> **Exercise**: Using the data below, copy every line that contains the word "this".

> **Excerpted records**:
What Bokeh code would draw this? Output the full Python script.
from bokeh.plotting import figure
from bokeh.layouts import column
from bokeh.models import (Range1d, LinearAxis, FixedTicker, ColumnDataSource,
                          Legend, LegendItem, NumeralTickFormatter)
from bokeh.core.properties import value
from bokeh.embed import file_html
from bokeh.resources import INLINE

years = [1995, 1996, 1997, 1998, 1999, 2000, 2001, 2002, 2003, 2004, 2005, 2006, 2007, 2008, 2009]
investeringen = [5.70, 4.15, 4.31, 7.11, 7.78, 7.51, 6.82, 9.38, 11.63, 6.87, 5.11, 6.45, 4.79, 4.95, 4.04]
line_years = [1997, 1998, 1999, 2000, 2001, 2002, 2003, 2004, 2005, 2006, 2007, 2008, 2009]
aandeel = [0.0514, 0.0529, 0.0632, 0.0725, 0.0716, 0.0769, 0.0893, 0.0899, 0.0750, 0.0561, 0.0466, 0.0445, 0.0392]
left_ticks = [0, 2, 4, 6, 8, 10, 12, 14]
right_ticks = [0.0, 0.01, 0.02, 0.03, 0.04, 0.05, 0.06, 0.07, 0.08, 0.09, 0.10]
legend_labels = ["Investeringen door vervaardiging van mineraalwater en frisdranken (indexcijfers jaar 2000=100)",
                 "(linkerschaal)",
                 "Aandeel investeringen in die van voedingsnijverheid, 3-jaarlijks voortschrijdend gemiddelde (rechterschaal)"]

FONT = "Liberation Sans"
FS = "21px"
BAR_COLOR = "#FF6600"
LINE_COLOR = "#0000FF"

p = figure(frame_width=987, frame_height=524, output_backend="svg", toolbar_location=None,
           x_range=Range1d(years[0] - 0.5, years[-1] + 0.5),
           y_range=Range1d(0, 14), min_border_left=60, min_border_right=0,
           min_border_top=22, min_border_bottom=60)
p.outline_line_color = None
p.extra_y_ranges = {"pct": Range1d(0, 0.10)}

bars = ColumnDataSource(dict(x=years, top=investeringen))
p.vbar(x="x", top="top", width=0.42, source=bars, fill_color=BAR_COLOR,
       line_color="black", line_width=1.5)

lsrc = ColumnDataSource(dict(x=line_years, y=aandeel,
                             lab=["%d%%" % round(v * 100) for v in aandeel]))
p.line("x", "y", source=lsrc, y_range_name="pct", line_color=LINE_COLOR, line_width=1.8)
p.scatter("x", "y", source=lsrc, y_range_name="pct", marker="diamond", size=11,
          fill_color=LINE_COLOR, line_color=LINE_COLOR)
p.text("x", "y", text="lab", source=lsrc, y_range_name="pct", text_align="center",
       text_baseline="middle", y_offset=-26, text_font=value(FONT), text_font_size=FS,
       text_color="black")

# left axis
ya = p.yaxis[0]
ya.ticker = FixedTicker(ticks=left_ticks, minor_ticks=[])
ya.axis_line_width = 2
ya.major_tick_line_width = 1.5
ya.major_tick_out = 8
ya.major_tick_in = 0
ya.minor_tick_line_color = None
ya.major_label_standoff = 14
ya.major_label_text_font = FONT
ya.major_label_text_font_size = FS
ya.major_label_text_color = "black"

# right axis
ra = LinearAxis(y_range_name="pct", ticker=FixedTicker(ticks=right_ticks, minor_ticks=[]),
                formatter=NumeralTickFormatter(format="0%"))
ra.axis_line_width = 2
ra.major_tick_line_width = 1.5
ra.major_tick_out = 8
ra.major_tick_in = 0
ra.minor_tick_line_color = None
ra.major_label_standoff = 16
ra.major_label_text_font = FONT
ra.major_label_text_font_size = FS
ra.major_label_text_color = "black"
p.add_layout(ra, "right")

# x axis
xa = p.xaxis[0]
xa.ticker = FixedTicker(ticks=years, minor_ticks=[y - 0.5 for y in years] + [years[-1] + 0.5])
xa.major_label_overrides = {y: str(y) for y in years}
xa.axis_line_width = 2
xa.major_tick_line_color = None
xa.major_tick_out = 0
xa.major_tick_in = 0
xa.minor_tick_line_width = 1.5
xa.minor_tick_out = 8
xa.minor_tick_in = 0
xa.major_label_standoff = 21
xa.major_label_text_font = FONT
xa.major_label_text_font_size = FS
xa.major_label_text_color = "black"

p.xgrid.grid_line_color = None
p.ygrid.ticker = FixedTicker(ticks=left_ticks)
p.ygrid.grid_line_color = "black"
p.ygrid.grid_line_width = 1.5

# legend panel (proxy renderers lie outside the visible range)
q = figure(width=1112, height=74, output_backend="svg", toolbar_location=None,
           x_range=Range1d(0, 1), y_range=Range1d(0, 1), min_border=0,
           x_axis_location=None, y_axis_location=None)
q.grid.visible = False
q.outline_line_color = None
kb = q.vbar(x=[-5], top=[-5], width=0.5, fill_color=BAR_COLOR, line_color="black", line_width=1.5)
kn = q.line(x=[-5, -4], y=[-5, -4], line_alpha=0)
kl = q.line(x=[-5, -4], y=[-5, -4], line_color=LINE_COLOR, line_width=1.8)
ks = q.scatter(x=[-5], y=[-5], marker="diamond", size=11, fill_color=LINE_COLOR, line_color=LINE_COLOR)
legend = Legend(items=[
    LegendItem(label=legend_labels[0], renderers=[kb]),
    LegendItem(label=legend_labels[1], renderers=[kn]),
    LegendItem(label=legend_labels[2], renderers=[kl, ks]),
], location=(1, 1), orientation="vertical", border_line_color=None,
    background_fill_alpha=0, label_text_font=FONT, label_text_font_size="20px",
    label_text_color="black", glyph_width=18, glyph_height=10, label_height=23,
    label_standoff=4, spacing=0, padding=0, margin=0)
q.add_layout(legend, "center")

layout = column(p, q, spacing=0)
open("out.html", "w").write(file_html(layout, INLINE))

---

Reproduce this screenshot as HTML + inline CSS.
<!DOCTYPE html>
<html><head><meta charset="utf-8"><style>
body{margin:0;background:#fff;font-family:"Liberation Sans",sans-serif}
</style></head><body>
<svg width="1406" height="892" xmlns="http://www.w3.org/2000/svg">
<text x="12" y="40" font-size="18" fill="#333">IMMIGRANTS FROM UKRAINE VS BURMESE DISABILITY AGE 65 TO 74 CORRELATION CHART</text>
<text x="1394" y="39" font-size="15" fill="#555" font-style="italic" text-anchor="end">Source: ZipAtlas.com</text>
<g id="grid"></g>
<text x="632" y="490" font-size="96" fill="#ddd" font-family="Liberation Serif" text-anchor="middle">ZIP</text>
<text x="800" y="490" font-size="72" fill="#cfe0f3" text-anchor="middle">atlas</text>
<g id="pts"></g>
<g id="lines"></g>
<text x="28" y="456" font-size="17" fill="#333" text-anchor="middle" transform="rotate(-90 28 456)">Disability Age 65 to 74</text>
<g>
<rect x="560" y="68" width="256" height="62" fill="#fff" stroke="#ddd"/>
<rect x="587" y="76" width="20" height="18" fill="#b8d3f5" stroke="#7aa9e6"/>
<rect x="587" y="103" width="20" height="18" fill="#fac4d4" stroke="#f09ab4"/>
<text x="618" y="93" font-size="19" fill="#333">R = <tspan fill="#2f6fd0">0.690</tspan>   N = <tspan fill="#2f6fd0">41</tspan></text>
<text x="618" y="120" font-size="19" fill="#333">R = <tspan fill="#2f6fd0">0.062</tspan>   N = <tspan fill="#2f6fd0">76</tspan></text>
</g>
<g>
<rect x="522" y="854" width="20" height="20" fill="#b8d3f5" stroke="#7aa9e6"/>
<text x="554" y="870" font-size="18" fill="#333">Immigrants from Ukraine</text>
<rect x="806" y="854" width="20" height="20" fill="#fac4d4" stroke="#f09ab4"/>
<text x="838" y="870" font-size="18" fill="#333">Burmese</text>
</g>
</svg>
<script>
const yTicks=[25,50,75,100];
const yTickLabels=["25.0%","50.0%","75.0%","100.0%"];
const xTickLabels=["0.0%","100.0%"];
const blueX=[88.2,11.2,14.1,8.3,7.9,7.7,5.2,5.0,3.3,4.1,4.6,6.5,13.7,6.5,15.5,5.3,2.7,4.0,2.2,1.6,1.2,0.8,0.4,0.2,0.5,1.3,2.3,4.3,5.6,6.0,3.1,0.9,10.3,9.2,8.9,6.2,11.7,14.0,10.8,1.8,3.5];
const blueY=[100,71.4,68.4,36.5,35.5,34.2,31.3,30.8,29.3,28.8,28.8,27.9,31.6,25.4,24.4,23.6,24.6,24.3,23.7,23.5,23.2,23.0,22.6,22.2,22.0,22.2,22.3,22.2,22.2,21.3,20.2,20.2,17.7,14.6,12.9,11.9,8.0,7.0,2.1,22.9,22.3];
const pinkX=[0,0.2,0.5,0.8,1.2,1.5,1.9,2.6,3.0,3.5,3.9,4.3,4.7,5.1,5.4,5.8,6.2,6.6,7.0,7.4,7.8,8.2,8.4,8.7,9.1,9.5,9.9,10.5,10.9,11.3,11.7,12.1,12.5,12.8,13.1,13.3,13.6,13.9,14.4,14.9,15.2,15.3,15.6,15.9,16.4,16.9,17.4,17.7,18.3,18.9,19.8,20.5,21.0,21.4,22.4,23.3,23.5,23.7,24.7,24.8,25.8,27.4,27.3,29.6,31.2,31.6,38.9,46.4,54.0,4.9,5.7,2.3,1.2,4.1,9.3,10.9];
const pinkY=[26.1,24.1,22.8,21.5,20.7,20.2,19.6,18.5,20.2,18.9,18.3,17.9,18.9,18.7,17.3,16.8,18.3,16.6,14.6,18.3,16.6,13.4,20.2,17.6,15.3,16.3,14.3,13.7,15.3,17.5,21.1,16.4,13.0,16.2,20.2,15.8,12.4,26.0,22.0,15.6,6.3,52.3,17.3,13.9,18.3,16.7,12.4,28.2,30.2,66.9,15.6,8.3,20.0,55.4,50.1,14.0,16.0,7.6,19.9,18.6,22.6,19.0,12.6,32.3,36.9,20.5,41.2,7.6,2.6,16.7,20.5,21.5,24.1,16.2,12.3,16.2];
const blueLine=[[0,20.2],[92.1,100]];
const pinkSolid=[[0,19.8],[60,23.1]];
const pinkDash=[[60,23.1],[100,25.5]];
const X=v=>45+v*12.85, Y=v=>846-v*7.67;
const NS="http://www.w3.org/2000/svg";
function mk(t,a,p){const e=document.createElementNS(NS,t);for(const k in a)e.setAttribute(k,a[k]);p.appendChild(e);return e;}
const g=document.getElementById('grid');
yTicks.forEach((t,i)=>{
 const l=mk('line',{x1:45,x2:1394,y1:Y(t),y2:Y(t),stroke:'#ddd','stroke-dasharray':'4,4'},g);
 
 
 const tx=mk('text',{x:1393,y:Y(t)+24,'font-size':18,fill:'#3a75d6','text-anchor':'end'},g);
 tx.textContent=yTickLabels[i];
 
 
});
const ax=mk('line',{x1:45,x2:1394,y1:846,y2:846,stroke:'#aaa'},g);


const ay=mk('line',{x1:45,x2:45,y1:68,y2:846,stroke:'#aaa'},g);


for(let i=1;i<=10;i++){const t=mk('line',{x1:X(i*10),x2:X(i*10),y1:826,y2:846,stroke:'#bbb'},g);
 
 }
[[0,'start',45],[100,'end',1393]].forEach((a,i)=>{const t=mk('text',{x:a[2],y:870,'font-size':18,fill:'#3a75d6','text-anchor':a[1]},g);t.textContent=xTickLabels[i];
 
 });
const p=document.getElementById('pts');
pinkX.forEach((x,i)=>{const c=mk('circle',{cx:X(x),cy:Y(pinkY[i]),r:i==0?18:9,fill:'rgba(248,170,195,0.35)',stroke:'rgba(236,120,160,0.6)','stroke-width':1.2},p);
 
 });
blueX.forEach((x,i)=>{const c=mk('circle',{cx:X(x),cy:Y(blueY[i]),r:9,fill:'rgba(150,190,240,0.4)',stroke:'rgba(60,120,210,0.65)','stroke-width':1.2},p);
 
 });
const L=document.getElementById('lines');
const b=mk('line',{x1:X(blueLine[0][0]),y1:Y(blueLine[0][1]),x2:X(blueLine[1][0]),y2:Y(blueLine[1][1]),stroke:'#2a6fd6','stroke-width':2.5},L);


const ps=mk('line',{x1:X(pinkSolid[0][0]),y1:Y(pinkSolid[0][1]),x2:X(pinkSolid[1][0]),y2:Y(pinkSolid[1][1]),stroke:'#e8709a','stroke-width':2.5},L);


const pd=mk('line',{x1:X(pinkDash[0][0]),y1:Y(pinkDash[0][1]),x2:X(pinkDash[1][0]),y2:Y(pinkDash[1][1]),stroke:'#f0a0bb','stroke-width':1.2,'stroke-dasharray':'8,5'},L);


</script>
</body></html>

> **Written solution**:
What Bokeh code would draw this? Output the full Python script.
Reproduce this screenshot as HTML + inline CSS.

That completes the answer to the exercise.